A Sean Dyche side winning at Turf Moor with a goal from a Dwight McNeil corner and a second from Michael Keane. Too much narrative, if anything.
There are lots of teams having extraordinary Barclays seasons, but Everton must surely now be top of that particular pile.
After five games they’d managed only two goals and a single point – and all of those had come in one game at a Sheffield United side busying itself getting beaten by absolutely everyone else.
Another grim fight against relegation after two successive escapes appeared to be on the cards. Since which time they’ve played another 12 games and picked up 25 points, still managed to lose at home to Luton alongside defeats to Liverpool and Manchester United, and have seen 10 of those 25 points taken off them by the Premier League.
In early September when Everton were losing a fourth game of five without scoring, the idea of them being seven points clear of the bottom three was a fanciful one; the idea of them being seven points clear after being hit with a 10-point deduction beyond preposterous.
The first game after the 10-point penalty was a 3-0 defeat to Manchester United. Everton haven’t conceded a goal since, with four straight wins lifting them back out of the bottom three, wiping out the penalty altogether and tonight adding a couple of points on top for good measure.
To put that run in some kind of perspective, a net return of two points from their last five games puts them above Crystal Palace and Nottingham Forest in the form table over that period. It puts them only four points behind Manchester City and five behind Spurs.
There is now a sense of expectation around this side. Everton have always, even at their lowest ebbs, retained the ability to pluck an unlikely result from the depths of their arse. But they were never a side about whom you could reliably predict or expect such things – at least until such victories became necessary to avoid relegation.
The speed with which that has changed is staggering. Everton turned up at Burnley tonight and you just fully expected them to win, and you could confidently predict the precise manner in which they would do so. They would do it by playing like Burnley used to when this was Sean Dyche’s manor.
If anything, Everton’s opening goal coming from a big lad overpowering a smaller, weaker defender to get on the end of a Dwight McNeil corner was a bit too on the nose. Having Michael Keane score the second so soon after Amadou Onana’s opener was just gilding the lily.
Everton have become a very good Sean Dyche side very quickly this season, and there is an inherent sustainability to this current run. Because it is based so proudly and effectively on the Dyche fundamentals. They probably will concede a goal again at some point. They probably won’t just win all their games for ever and ever. Their next two league games are against Spurs and City, which will at the very least put significant pressure on that run of clean sheets. But they are going to pick up results consistently and reliably now. This is who they have become, and it’s something they have so rarely been in recent years.
Relegation is already an irrelevant point of discussion. The seven-point cushion in the actual table is telling enough; the 17-point on-field cushion confirmation that the gap will only grow and grow. Only further punishment could drag Everton back into that question, and it would need to be a sizeable punishment.
What’s more interesting is just how high they might yet climb.

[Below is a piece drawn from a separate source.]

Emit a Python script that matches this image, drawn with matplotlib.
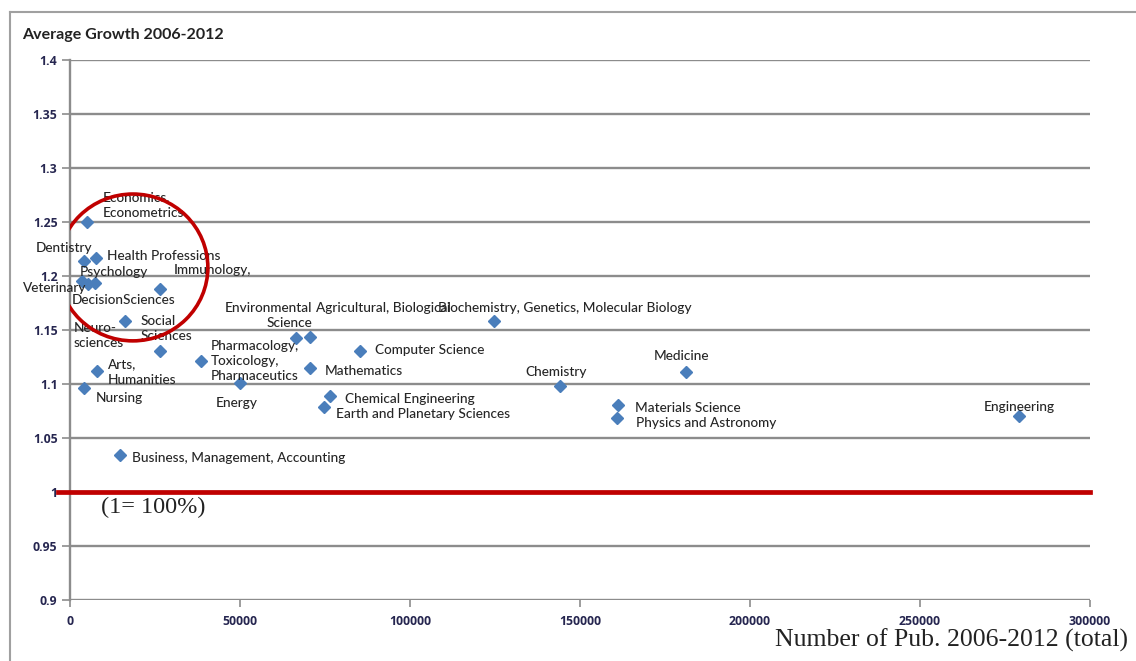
import matplotlib.pyplot as plt
from matplotlib.patches import Ellipse
from matplotlib.lines import Line2D

# publications 2006-2012 (total) and average growth per field
fields = ["Economics,\nEconometrics", "Dentistry", "Health Professions", "Veterinary",
          "Psychology", "DecisionSciences", "Immunology,", "Neuro-\nsciences",
          "Social\nSciences", "Arts,\nHumanities", "Nursing",
          "Pharmacology,\nToxicology,\nPharmaceutics", "Energy", "Environmental\nScience",
          "Agricultural, Biological", "Mathematics", "Computer Science",
          "Chemical Engineering", "Earth and Planetary Sciences",
          "Biochemistry, Genetics, Molecular Biology", "Chemistry", "Medicine",
          "Materials Science", "Physics and Astronomy", "Engineering",
          "Business, Management, Accounting"]
pubs = [5000, 4100, 7600, 3500, 5300, 7400, 26500, 16200, 26500, 7900, 4100,
        38500, 50000, 66500, 70600, 70600, 85300, 76500, 74700,
        124700, 144100, 181200, 161200, 160900, 279100, 14700]
growth = [1.250, 1.214, 1.217, 1.195, 1.193, 1.194, 1.188, 1.158, 1.131, 1.112, 1.096,
          1.121, 1.101, 1.143, 1.144, 1.115, 1.131, 1.089, 1.079,
          1.158, 1.098, 1.111, 1.081, 1.069, 1.070, 1.034]

# label offsets in pixels (dx, dy, horizontal alignment)
offsets = [(16, 17, 'left'), (-20, 13, 'center'), (11, 2, 'left'), (-59, -7, 'left'),
           (-8, 12, 'left'), (-23, -17, 'left'), (14, 19, 'left'), (-51, -14, 'left'),
           (-20, 22, 'left'), (11, -1, 'left'), (12, -10, 'left'),
           (10, 0, 'left'), (-24, -20, 'left'), (16, 22, 'right'),
           (6, 29, 'left'), (15, -3, 'left'), (15, 1, 'left'),
           (15, -3, 'left'), (12, -7, 'left'),
           (-56, 13, 'left'), (-35, 14, 'left'), (-32, 16, 'left'),
           (17, -3, 'left'), (19, -5, 'left'), (-35, 9, 'left'),
           (12, -3, 'left')]

fig = plt.figure(figsize=(11.36, 6.61), dpi=100)
ax = fig.add_axes([0.0616, 0.0923, 0.8979, 0.8167])

grid_c = '#8c8c8c'
tick_c = '#262650'

ax.set_xlim(0, 300000)
ax.set_ylim(0.9, 1.4)
ax.set_yticks([0.9 + 0.05 * i for i in range(11)])
ax.set_yticklabels(['0.9', '0.95', '1', '1.05', '1.1', '1.15', '1.2', '1.25', '1.3', '1.35', '1.4'],
                   fontweight='bold', family='Open Sans')
ax.set_xticks(range(0, 300001, 50000))
ax.set_xticklabels([str(v) for v in range(0, 300001, 50000)],
                   fontweight='bold', family='Open Sans')
ax.grid(axis='y', color=grid_c, lw=1.7)
ax.set_axisbelow(True)
for s in ['top', 'right', 'bottom']:
    ax.spines[s].set_visible(False)
ax.spines['left'].set_color(grid_c)
ax.spines['left'].set_linewidth(1.7)
ax.tick_params(axis='y', length=6, width=1.2, color=grid_c, labelsize=8.8, labelcolor=tick_c, pad=3)
ax.tick_params(axis='x', length=5, width=1.2, color=grid_c, labelsize=8.8, labelcolor=tick_c, pad=6)

ax.plot(pubs, growth, 'D', color='#4a7ebb', ms=6.5, zorder=3)

for name, x, y, (dx, dy, ha) in zip(fields, pubs, growth, offsets):
    ax.annotate(name, (x, y), xytext=(dx, dy), textcoords='offset pixels',
                ha=ha, va='center', fontsize=9.8, family='Lato', color='#262626',
                fontweight='medium',
                multialignment=ha if ha != 'center' else 'center', linespacing=1.3)

# 100% reference line
ax.add_line(Line2D([-3500, 300000], [1.0, 1.0], color='#c00000', lw=3.4,
                   clip_on=False, zorder=4))
ax.text(9000, 0.986, '(1= 100%)', family='Liberation Serif', fontsize=17.5,
        va='center', ha='left', color='#222222')

# highlight circle
ax.add_patch(Ellipse((18500, 1.208), 44100, 0.136, fill=False, ec='#c00000', lw=2.6, zorder=5))

fig.text(22 / 1136, 1 - 35 / 661, 'Average Growth 2006-2012', fontsize=11.5, family='Lato',
         fontweight='bold', color='#222222', va='center', ha='left')
fig.text(1128 / 1136, 1 - 640 / 661, 'Number of Pub. 2006-2012 (total)',
         family='Liberation Serif', fontsize=18.5, color='#222222', va='center', ha='right')

# chart frame
fig.add_artist(Line2D([10 / 1136, 10 / 1136], [0, 1 - 12 / 661], color='#a0a0a0', lw=1.5))
fig.add_artist(Line2D([10 / 1136, 1], [1 - 12 / 661, 1 - 12 / 661], color='#a0a0a0', lw=1.5))

fig.savefig('out.png', dpi=100)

The thought at the time of the penalty – already proved emphatically correct – was that this wasn’t a bad time to get the 10 points out of the way. A punishment that would have utterly condemned them in either of the last two seasons could much more easily be overcome this time around with an improving Everton far better and the bottom three far weaker than in those campaigns.

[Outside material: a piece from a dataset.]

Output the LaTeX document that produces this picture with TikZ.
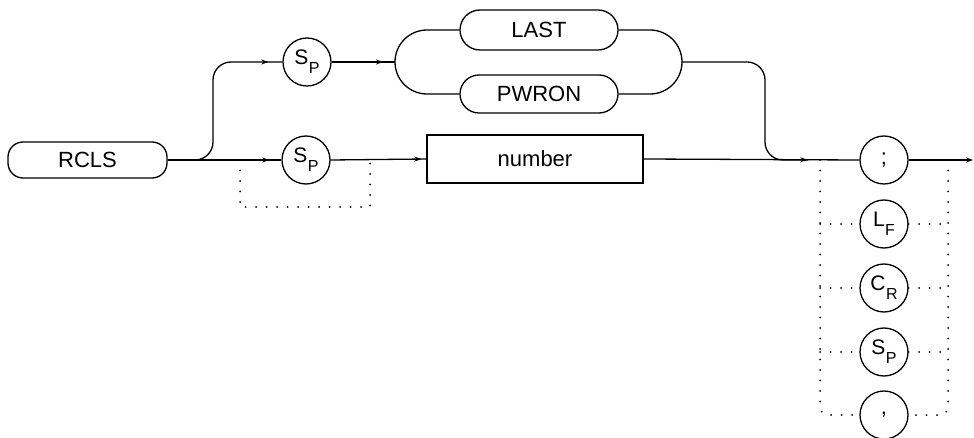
\documentclass[tikz,border=0pt]{standalone}
\usepackage{fontspec}
\setmainfont{Liberation Sans}
\usetikzlibrary{arrows.meta,decorations.markings}
\newcommand{\twolet}[2]{{\fontsize{21}{21}\selectfont #1}\kern0.5pt\raisebox{-9pt}{\fontsize{16}{16}\selectfont #2}}
\tikzset{
 line/.style={line width=1.3pt},
 term/.style={draw, line width=1.3pt, rounded corners=15pt, minimum width=159pt, minimum height=36pt, inner sep=0pt, font=\fontsize{22}{22}\selectfont},
 circ/.style={draw, circle, line width=1.3pt, minimum size=48pt, inner sep=0pt, font=\fontsize{22}{22}\selectfont},
 boxnode/.style={draw, line width=1.3pt, minimum width=216pt, minimum height=48pt, inner sep=0pt, font=\fontsize{22}{22}\selectfont},
 dots/.style={line width=2pt, dash pattern=on 0pt off 10.5pt, line cap=round},
 arrat/.style={postaction={decorate, decoration={markings, mark=at position #1 with {\arrow{Stealth[length=7pt,width=5pt]}}}}},
}
\begin{document}
\begin{tikzpicture}[x=1pt,y=-1pt]
\useasboundingbox (0,0) rectangle (974,438);
% nodes
\node[term] (rcls) at (87.5,160) {RCLS};
\node[circ] (sp1) at (307,62) {\twolet{S}{P}};
\node[circ] (sp2) at (306,160) {\twolet{S}{P}};
\node[term, rounded corners=20pt, minimum width=158pt, minimum height=40pt] (last) at (539,30) {LAST};
\node[term, rounded corners=19pt, minimum width=158pt, minimum height=38pt] (pwron) at (539,94) {PWRON};
\node[boxnode] (num) at (535,159) {number};
\node[circ] (semi) at (884,160) {;};
\node[circ] (lf) at (884,224) {\twolet{L}{F}};
\node[circ] (cr) at (884,288) {\twolet{C}{R}};
\node[circ] (sp3) at (884,352) {\twolet{S}{P}};
\node[circ] (comma) at (884,415) {,};
% coordinates
\coordinate (bl) at (395,62);
\coordinate (br) at (682,62);
\coordinate (jn) at (808,160);
\coordinate (out) at (973,160);
\coordinate (d1) at (240,160);
\coordinate (d2) at (370,160);
\coordinate (rl) at (820,160);
\coordinate (rr) at (948,160);
% connectors
\draw[line, rounded corners=18pt, arrat=-14pt] (rcls.east) -- (213,160) -- (213,62) -- (sp1.west);
\draw[line, arrat=-12pt] (rcls.east) -- (sp2.west);
\draw[line, arrat=-12pt] (sp1.east) -- (bl);
\draw[line, rounded corners=32pt] (bl) -- (395,30) -- (last.west);
\draw[line, rounded corners=32pt] (bl) -- (395,94) -- (pwron.west);
\draw[line, rounded corners=32pt] (last.east) -- (682,30) -- (br);
\draw[line, rounded corners=32pt] (pwron.east) -- (682,94) -- (br);
\draw[line, rounded corners=18pt] (br) -- (765,62) -- (765,160) -- (jn);
\draw[line, arrat=-5pt] (sp2.east) -- (num.west);
\draw[line, arrat=-52pt] (num.east) -- (semi.west);
\draw[line, -{Stealth[length=7pt,width=5pt]}] (semi.east) -- (out);
% dotted bypasses
\draw[dots] (d1) -- (240,207) -- (370,207) -- (d2);
\draw[dots, rounded corners=8pt] (rl) -- (820,415) -- (comma.west);
\draw[dots, rounded corners=8pt] (rr) -- (948,415) -- (comma.east);
\draw[dots] (lf.west -| rl) -- (lf.west);
\draw[dots] (lf.east) -- (lf.east -| rr);
\draw[dots] (cr.west -| rl) -- (cr.west);
\draw[dots] (cr.east) -- (cr.east -| rr);
\draw[dots] (sp3.west -| rl) -- (sp3.west);
\draw[dots] (sp3.east) -- (sp3.east -| rr);
\end{tikzpicture}
\end{document}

What wasn’t really being talked about then but must now is whether that 10-point penalty might in fact cost them European football. It’s entirely moot but entirely irresistible – and we’ll never know whether Everton would have become quite so ruthless without the righteous anger to fuel them – but with those 10 points back they would now sit one point behind seventh-placed Manchester United.
They might well muster more points this season than United. Frankly, they might still finish above them even with the punishment. It’s been an astonishing effort and while Burnley’s obvious desire to move in a different direction may pay dividends in the long run right now they look a long way behind their former master’s new side. Even with a 10-point headstart.